Upon graduating, Wood fully pursued his passion for the arts, first capitalizing on an opportunity to study at l'École Internationale de Théƒtre Jacques Lecoq in Paris for six months, after which he moved to Boston and joined a small theater company.

"Boston is a great place to do professional theater in a smaller format. And so I spent two years in Boston and just did show after show after show of acting, dancing, and singing as a company member in the Gold Dust Orphans," he said.

"While at Bowdoin I kept telling myself that if I was going to keep doing theater I needed to make sure it was something I was passionate about. And so I worked myself to the bone and I found out it was something I was truly passionate about," he added.

After two years in Boston testing this theory, Wood returned once again to Paris for a two-week workshop in the company of the world-renowned stage director Ariane Mnouchkine.

"It was the chance of a lifetime," Wood explained. "Every stage performer dreams to be in this space—and it was a dream that continued for me when I was asked to stay on after the workshop for a month and a half to audition for the company."

"Working with that company was something out of a fantasy," said Wood. "I dropped everything I had in Boston to do that. It was just so amazing that this woman, this director and her company that I had so much respect and awe for saw enough in me to keep me around."

"It was one of the most challenging experiences ever. Every day I woke up ready and excited to do what I was doing, which was the ultimate sign to myself that I wanted to be doing theater."

"Eventually, I was told that I wasn't going to be a company member, which was a little heartbreaking, but all part of being an actor. I would never trade in that experience that I had."

Back in the U.S., Wood took the opportunity to separate himself from theater and reflect. Once again he scrutinized if, why and how acting was fulfilling him and keeping him happy.

"This past fall I returned to Boston to work again with the Gold Dust Orphans. They are a great company. I have just as much respect for them as I do for the company in Paris, even though they are just about polar opposites. They have this very loyal audience—and I can honestly say they are one of the best and most original theatre companies you can find in Boston," he said.

"Looking ahead, I have to say I'm just taking it as it comes. My big goal is to be able to travel while performing. I don't know how or when that will happen, whether it will be soon or in twenty years, but it is my dream," he added.

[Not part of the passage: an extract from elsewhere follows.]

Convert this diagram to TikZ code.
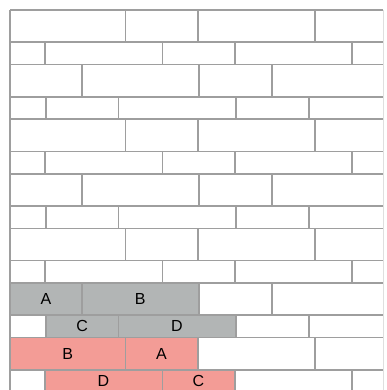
\documentclass[tikz,border=0pt]{standalone}
\usepackage{fontspec}
\setmainfont{Liberation Sans}
\definecolor{joint}{HTML}{9E9E9E}
\definecolor{grayfill}{HTML}{B2B5B5}
\definecolor{pinkfill}{HTML}{F39C96}
\begin{document}
\begin{tikzpicture}[x=1pt,y=-1pt,
  jointline/.style={draw=joint, line width=1.6pt},
  graybrick/.style={fill=grayfill},
  pinkbrick/.style={fill=pinkfill},
  lbl/.style={font=\fontsize{16}{16}\selectfont, text=black, inner sep=0pt}]
\useasboundingbox (0,0) rectangle (386,390);
\fill[white] (0,0) rectangle (386,390);
\begin{scope}
\clip (9,9) rectangle (383,390);
% coloured bricks
\fill[graybrick] (10,282.9) rectangle (82,315.2);
\fill[graybrick] (82,282.9) rectangle (198.7,315.2);
\fill[graybrick] (46,315.2) rectangle (118.3,337.5);
\fill[graybrick] (118.3,315.2) rectangle (235.7,337.5);
\fill[pinkbrick] (10,337.5) rectangle (125.3,369.8);
\fill[pinkbrick] (125.3,337.5) rectangle (197.7,369.8);
\fill[pinkbrick] (44.7,369.8) rectangle (162.3,392);
\fill[pinkbrick] (162.3,369.8) rectangle (234.7,392);
% horizontal courses
\foreach \y in {42.3,64.6,97,119.2,151.5,173.8,206,228.3,260.6,282.9,315.2,337.5,369.8}
  \draw[jointline] (10,\y) -- (383,\y);
\draw[jointline, line width=2.2pt] (10,10) -- (383,10);
\draw[jointline, line width=2pt] (10,10) -- (10,392);
% tall rows type A
\foreach \y/\z in {10/42.3,119.2/151.5,228.3/260.6,337.5/369.8}
  \foreach \x in {125.3,197.7,315}
    \draw[jointline] (\x,\y) -- (\x,\z);
% short rows type A
\foreach \y/\z in {42.3/64.6,151.5/173.8,260.6/282.9,369.8/392}
  \foreach \x in {44.7,162.3,234.7,351.7}
    \draw[jointline] (\x,\y) -- (\x,\z);
% tall rows type B
\foreach \y/\z in {64.6/97,173.8/206,282.9/315.2}
  \foreach \x in {82,198.7,271.7}
    \draw[jointline] (\x,\y) -- (\x,\z);
% short rows type B
\foreach \y/\z in {97/119.2,206/228.3,315.2/337.5}
  \foreach \x in {46,118.3,235.7,308.7}
    \draw[jointline] (\x,\y) -- (\x,\z);
\end{scope}
\draw[gray!25, line width=0.8pt] (383.5,10) -- (383.5,390);
% labels
\node[lbl] (ga) at (46,299) {A};
\node[lbl] (gb) at (140.3,299) {B};
\node[lbl] (gc) at (82.2,326.3) {C};
\node[lbl] (gd) at (177,326.3) {D};
\node[lbl] (pb) at (67.6,353.6) {B};
\node[lbl] (pa) at (161.5,353.6) {A};
\node[lbl] (pd) at (103.5,380.5) {D};
\node[lbl] (pc) at (198.5,380.5) {C};
\end{tikzpicture}
\end{document}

"If there is any advice I can give," Wood explained, "it is to take advantage of the immediate support and encouragement inherent to Bowdoin as a small community. At Bowdoin there will always be people there, people telling you you're doing a good job—people, for example, who're just getting out of a science test who say they are so excited to come to your show. There is this immediate sense of encouragement at Bowdoin that is invaluable and that you have to realize when you are out in a bigger city you don't get as often."

"Bowdoin really gave me a sense of self-worth. [It] gave me the willingness to try new things and the knowledge that I have a lot of people who have supported me in the past so there is no reason not to support myself," said Wood.